Let $f:[a,b]\to\mathbb{R}$ be Lebesgue integrable.

Clearly, if $f$ is non-negative then $$ g:[a,b]\ni x\mapsto\int_a^x f(t)\,\mathrm{d}t\in\mathbb{R} $$ is non-decreasing since for $x<y$ it holds $$ g(y)-g(x) =\int_a^y f(t)\,\mathrm{d}t-\int_a^x f(t)\,\mathrm{d}t =\int_x^y f(t)\,\mathrm{d}t\ge 0\text{.} $$

How can I show that $f$ is non-negative almost everywhere if $g$ is non-decreasing?

I would suppose that $f$ is negative on a set $A\subseteq[a,b]$ of positive measure.
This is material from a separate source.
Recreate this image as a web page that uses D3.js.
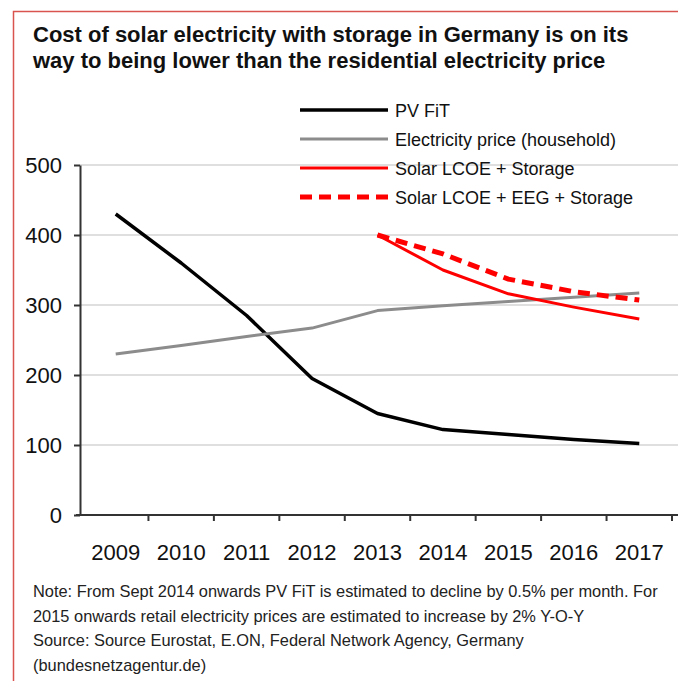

Then there exists a compact set $B\subseteq A$ of positive measure and it holds $$ \int_B f(t)\,\mathrm{d}x<0\text{.} $$ Does $B$ contain a non-empty interval?

Answer 1

I would use the monotone class theorem. Assume without loss of generality that $f$ is Borel measurable (since there is a Borel measurable function $\tilde{f}$ with $f = \tilde{f}$ a.e.).
Let $\mathcal{M}$ be the collection of all Borel subsets $E \subset [a,b]$ for which $\int_E f \ge 0$. Then $\mathcal{M}$ is a monotone class (use the dominated convergence theorem). Let $\mathcal{A}$ be the collection of all finite unions of half-open intervals $[c,d)$. Then $\mathcal{A}$ is an algebra, $\mathcal{A} \subset \mathcal{M}$, and $\mathcal{A}$ generates the Borel $\sigma$-algebra. By the monotone class theorem, $\mathcal{M}$ equals the Borel $\sigma$-algebra. In particular, $\{f < 0\} \in \mathcal{M}$, from which it follows that $f \ge 0$ a.e.

See also this related question.

Answer 2

Inspired by Jonas' answer to my related question

• Is $f$ non-decreasing a.e. if its primitive is convex?

I did some research and can now come up with an alternative solution.

In the book The Integrals of Lebesgue, Denjoy, Perron, and Henstock by Russell A. Gordon, it is stated that:

A non-decreasing function $g:[a,b]\to\mathbb{R}$ is differentiable almost everywhere and $g'$ is non-negative where it exists.

Since $f=g'$ almost everywhere, $f$ is non-negative almost everywhere.